On appeal, the Comptroller, Governor Hochul, Lieutenant Governor Delgado and former Governor Cuomo (hereinafter collectively referred to as defendants) contend that the instant action, brought pursuant to State Finance Law article 7-A, is subject to a one-year statute of limitations (see CPLR 215 [4]). "Although declaratory judgment actions are typically governed by a six-year statute of limitations, if the underlying dispute could have been resolved through an action or proceeding for which a specific, shorter limitations period governs, then such shorter period must be applied" (Spinney at Pond View, LLC v Town Bd. of the Town of Schodack, 99 AD3d 1088, 1088-1089 [3d Dept 2012] [internal quotation marks and citations omitted]; see CPLR 213 [1]; Smith v State of New York, 201 AD3d 1225, 1227 [3d Dept 2022]). Such a rule prevents litigants from characterizing actions as seeking purely declaratory relief in order to circumvent a narrower limitations period (see Solnick v Whalen, 49 NY2d 224, 230 [1980]; Matter of Mule v Hawthorne Cedar Knolls Union Free School Dist., 290 AD2d 698, 699 [3d Dept 2002]; Meyers v City of New York, 208 AD2d 258, 264-265 [2d Dept 1995]). Determining "the true nature of the dispute — and the time limitation applicable thereto — requires the court to examine the substance of th[e] action to identify the relationship out of which the claim arises and the relief sought" (Doyle v Goodnow Flow Assn., Inc., 193 AD3d 1309, 1310 [3d Dept 2021] [internal quotation marks and citations omitted], lv denied 37 NY3d 911 [2021]; see Tokos v County of Broome, 221 AD3d 1392, 1395 [3d Dept 2023]).

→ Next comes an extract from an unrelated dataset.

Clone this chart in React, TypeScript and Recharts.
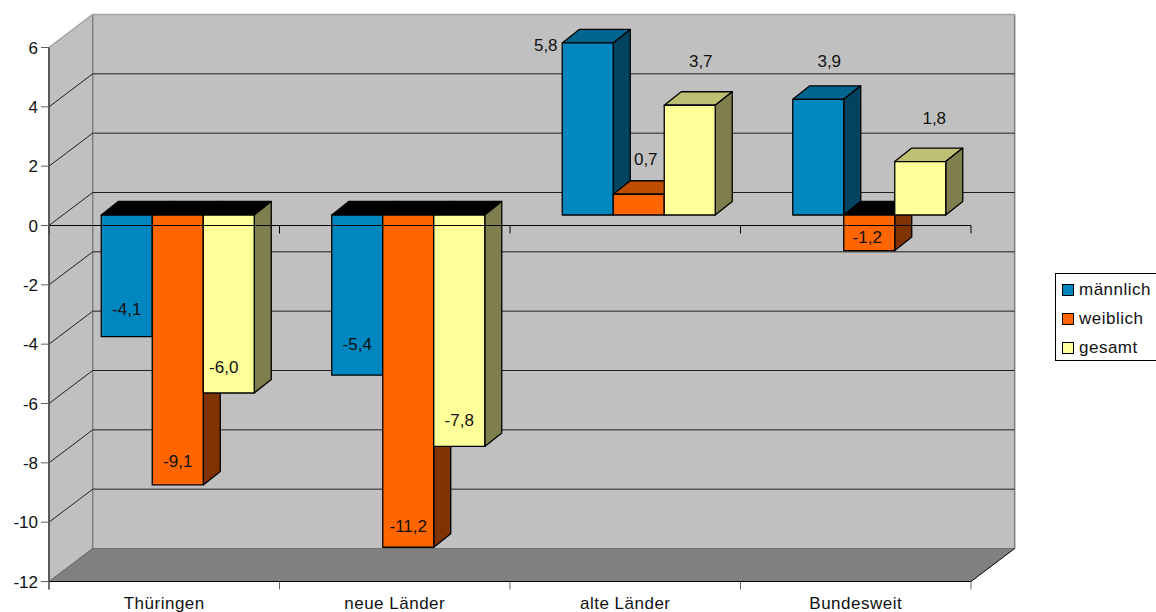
import React from 'react';
import { BarChart, Bar, XAxis, YAxis, CartesianGrid, Legend, LabelList, ReferenceArea, ReferenceLine } from 'recharts';

const regions = ['Thüringen', 'neue Länder', 'alte Länder', 'Bundesweit'];
const maennlich = [-4.1, -5.4, 5.8, 3.9];
const weiblich = [-9.1, -11.2, 0.7, -1.2];
const gesamt = [-6.0, -7.8, 3.7, 1.8];
const yTicks = [-12, -10, -8, -6, -4, -2, 0, 2, 4, 6];

const chartData = regions.map((name, i) => ({
  name,
  maennlich: maennlich[i],
  weiblich: weiblich[i],
  gesamt: gesamt[i],
}));

const FONT = '"Liberation Sans", Arial, sans-serif';
const FONT_SIZE = 17;

// depth of the back wall and of the columns, and where the columns sit in between
const WALL_DX = 43.7;
const WALL_DY = -33;
const BAR_DX = 17;
const BAR_DY = -13.5;
const BAR_SHIFT_X = 13.25;
const BAR_SHIFT_Y = -10.5;

const PLOT_WIDTH = 922;

const palette = {
  maennlich: { front: '#0087C0', top: '#006690', side: '#004460' },
  weiblich: { front: '#FF6600', top: '#BF4D00', side: '#7F3300' },
  gesamt: { front: '#FFFF99', top: '#BFBF73', side: '#7F7F4D' },
};

// label nudges relative to the end of each column
const labelNudge = {
  maennlich: [[0, -27], [0, -31], [-42, 3], [11, -38]],
  weiblich: [[0, -23], [0, -21], [7, -35], [-2, -13]],
  gesamt: [[-5, -26], [0, -26], [11, -44], [14, -43]],
};

const formatValue = (v: number) => v.toFixed(1).replace('.', ',');

const makeColumn = (key: keyof typeof palette) => (props: any) => {
  const { x, y, width, height, payload } = props;
  const c = palette[key];
  const left = x + BAR_SHIFT_X;
  const right = left + width;
  const isNegative = payload[key] < 0;
  // negative columns arrive with a negative height
  const top = Math.min(y, y + height) + BAR_SHIFT_Y;
  const bottom = top + Math.abs(height);
  const faces = { stroke: '#000', strokeWidth: 1.3, strokeLinejoin: 'round' as const };
  return (
    <g>
      <path
        d={`M${left},${top}L${left + BAR_DX},${top + BAR_DY}L${right + BAR_DX},${top + BAR_DY}L${right},${top}Z`}
        fill={isNegative ? '#000' : c.top}
        {...faces}
      />
      <path
        d={`M${right},${top}L${right + BAR_DX},${top + BAR_DY}L${right + BAR_DX},${bottom + BAR_DY}L${right},${bottom}Z`}
        fill={c.side}
        {...faces}
      />
      <rect x={left} y={top} width={width} height={bottom - top} fill={c.front} {...faces} />
    </g>
  );
};

const makeValueLabel = (key: keyof typeof palette) => (props: any) => {
  const { x, y, width, height, value, index } = props;
  const [dx, dy] = labelNudge[key][index];
  const endY = (value < 0 ? Math.max(y, y + height) : Math.min(y, y + height)) + BAR_SHIFT_Y;
  return (
    <text
      x={x + width / 2 + BAR_SHIFT_X + dx}
      y={endY + dy}
      textAnchor="middle"
      dominantBaseline="central"
      fontFamily={FONT}
      fontSize={FONT_SIZE}
      fill="#111"
    >
      {formatValue(value)}
    </text>
  );
};

// back wall, left wall and floor of the chart box, with its front edges
const ChartBox = (props: any) => {
  const { x, y, width, height } = props;
  const bottom = y + height;
  const right = x + width;
  return (
    <g>
      <path
        d={`M${x},${y}L${x + WALL_DX},${y + WALL_DY}H${right + WALL_DX}V${bottom + WALL_DY}H${x + WALL_DX}L${x},${bottom}Z`}
        fill="#C0C0C0"
      />
      <path
        d={`M${x},${bottom}L${x + WALL_DX},${bottom + WALL_DY}H${right + WALL_DX}L${right},${bottom}Z`}
        fill="#808080"
      />
      <path d={`M${x + WALL_DX},${y + WALL_DY}V${bottom + WALL_DY}`} stroke="#808080" strokeWidth={1.5} fill="none" />
      <path d={`M${right + WALL_DX},${y + WALL_DY}V${bottom + WALL_DY}`} stroke="#808080" strokeWidth={1.5} fill="none" />
      <path d={`M${x + WALL_DX},${bottom + WALL_DY}H${right + WALL_DX}`} stroke="#707070" strokeWidth={1} fill="none" />
      <path d={`M${right},${bottom}L${right + WALL_DX},${bottom + WALL_DY}`} stroke="#000" strokeWidth={1} fill="none" />
      <path d={`M${x},${y}V${bottom + 8}`} stroke="#505050" strokeWidth={1.5} fill="none" />
      <path d={`M${x},${bottom}H${right}`} stroke="#000" strokeWidth={1.2} fill="none" />
    </g>
  );
};

// each grid line runs up the left wall and then along the back wall
const GridLine = (props: any) => {
  const { x1, x2, y1 } = props;
  const isTop = y1 < 50;
  const isFloor = y1 > 570;
  if (isFloor) {
    return <path d={`M${x1},${y1}L${x1 + WALL_DX},${y1 + WALL_DY}`} stroke="#606060" fill="none" />;
  }
  return (
    <path
      d={`M${x1},${y1}L${x1 + WALL_DX},${y1 + WALL_DY}H${x2 + WALL_DX}`}
      stroke={isTop ? '#A0A0A0' : '#202020'}
      strokeWidth={isTop ? 1.5 : 1}
      fill="none"
    />
  );
};

// the zero line crosses in front of the columns and carries the category ticks
const ZeroAxis = (props: any) => {
  const { x1, x2, y1 } = props;
  const step = (x2 - x1) / regions.length;
  const marks = [0, 1, 2, 3, 4].map((i) => x1 + i * step);
  return (
    <g>
      <path d={`M${x1},${y1}H${x2}`} stroke="#000" fill="none" />
      {marks.map((m) => (
        <path key={m} d={`M${m},${y1}v8`} stroke="#000" fill="none" />
      ))}
    </g>
  );
};

const CategoryTick = (props: any) => {
  const { x, y, payload, index } = props;
  const step = PLOT_WIDTH / regions.length;
  const axisY = y - 8;
  return (
    <g>
      <path d={`M${x - step / 2},${axisY}v8`} stroke="#666" fill="none" />
      {index === regions.length - 1 && <path d={`M${x + step / 2},${axisY}v8`} stroke="#666" fill="none" />}
      <text x={x} y={axisY + 27} textAnchor="middle" fontFamily={FONT} fontSize={FONT_SIZE} letterSpacing={0.5} fill="#111">
        {payload.value}
      </text>
    </g>
  );
};

const LegendBox = ({ payload }: any) => (
  <div
    style={{
      boxSizing: 'border-box',
      width: 101,
      height: 88,
      border: '1px solid #000',
      borderRight: 'none',
      background: '#fff',
      padding: '1px 0 0 6px',
      fontFamily: FONT,
      fontSize: FONT_SIZE,
      letterSpacing: 0.5,
      color: '#111',
    }}
  >
    {(payload ?? []).map((entry: any) => (
      <div key={entry.value} style={{ display: 'flex', alignItems: 'center', height: 29, whiteSpace: 'nowrap' }}>
        <span
          style={{
            display: 'inline-block',
            boxSizing: 'border-box',
            width: 12,
            height: 12,
            border: '1.5px solid #000',
            background: entry.color,
            marginRight: 5,
            flex: 'none',
          }}
        />
        {entry.value}
      </div>
    ))}
  </div>
);

export default function App() {
  return (
    <div style={{ position: 'absolute', left: 0, top: 0, width: 1156, height: 612, overflow: 'hidden', background: '#fff' }}>
      <BarChart
        width={1156}
        height={612}
        data={chartData}
        margin={{ top: 47.5, right: 84, bottom: 0, left: 0 }}
        barSize={51}
        barGap={0}
      >
        <ReferenceArea
          y1={-12}
          y2={6}
          ifOverflow="visible"
          shape={ChartBox}
          zIndex={-200}
        />
        <CartesianGrid vertical={false} horizontal={GridLine} />
        <XAxis
          dataKey="name"
          height={30.5}
          interval={0}
          axisLine={{ stroke: '#000', strokeWidth: 1.2 }}
          tickLine={false}
          tick={CategoryTick}
        />
        <YAxis
          width={49}
          domain={[-12, 6]}
          ticks={yTicks}
          interval={0}
          axisLine={{ stroke: '#505050', strokeWidth: 1.5 }}
          tickLine={{ stroke: '#606060' }}
          tickSize={8}
          tickMargin={3}
          tick={{ fontFamily: FONT, fontSize: FONT_SIZE, fill: '#111' }}
        />
        <Bar dataKey="maennlich" name="männlich" fill={palette.maennlich.front} shape={makeColumn('maennlich')} isAnimationActive={false}>
          <LabelList dataKey="maennlich" content={makeValueLabel('maennlich')} />
        </Bar>
        <Bar dataKey="weiblich" name="weiblich" fill={palette.weiblich.front} shape={makeColumn('weiblich')} isAnimationActive={false}>
          <LabelList dataKey="weiblich" content={makeValueLabel('weiblich')} />
        </Bar>
        <Bar dataKey="gesamt" name="gesamt" fill={palette.gesamt.front} shape={makeColumn('gesamt')} isAnimationActive={false}>
          <LabelList dataKey="gesamt" content={makeValueLabel('gesamt')} />
        </Bar>
        <ReferenceLine y={0} ifOverflow="visible" shape={ZeroAxis} />
        <Legend
          layout="vertical"
          align="right"
          verticalAlign="top"
          itemSorter={null}
          content={LegendBox}
          wrapperStyle={{ position: 'absolute', left: 1055, top: 273, width: 101 }}
        />
      </BarChart>
    </div>
  );
}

By its own terms, the second amended complaint seeks only a declaration that the concurrent resolution is unconstitutional and an order enjoining the Comptroller from prospectively paying those holding the offices of Governor and Lieutenant Governor in accordance with the rates set therein. Plaintiff thus argues that, as he does not seek reimbursement for past payments, the instant action should not be subject to a one-year statute of limitations (see CPLR 215 [4]) but, rather, should be subject to the residuary six-year statute of limitations applicable to declaratory actions (see CPLR 213 [1]). However, a declaration that the concurrent resolution is unconstitutional would trigger the Comptroller's fundamental duties, including the duty to seek recovery of any illegal overpayments (see NY Const, art V, § 1; State Finance Law § 8 [1], [2], [2-b], [3], [7]; Matter of Martin H. Handler, M.D., P.[*3]C. v DiNapoli, 23 NY3d 239, 247 [2014]). Further, plaintiff's standing to file the instant action stems directly from the Legislature's recognition that taxpayers should have a process to "to redress the waste or improper disposition of public funds" (Clowes v Pulver, 258 AD2d 50, 55 [3d Dept 1999], lv dismissed 94 NY2d 858 [1999]; see State Finance Law § 123-b; see generally Wein v Comptroller of State of N.Y.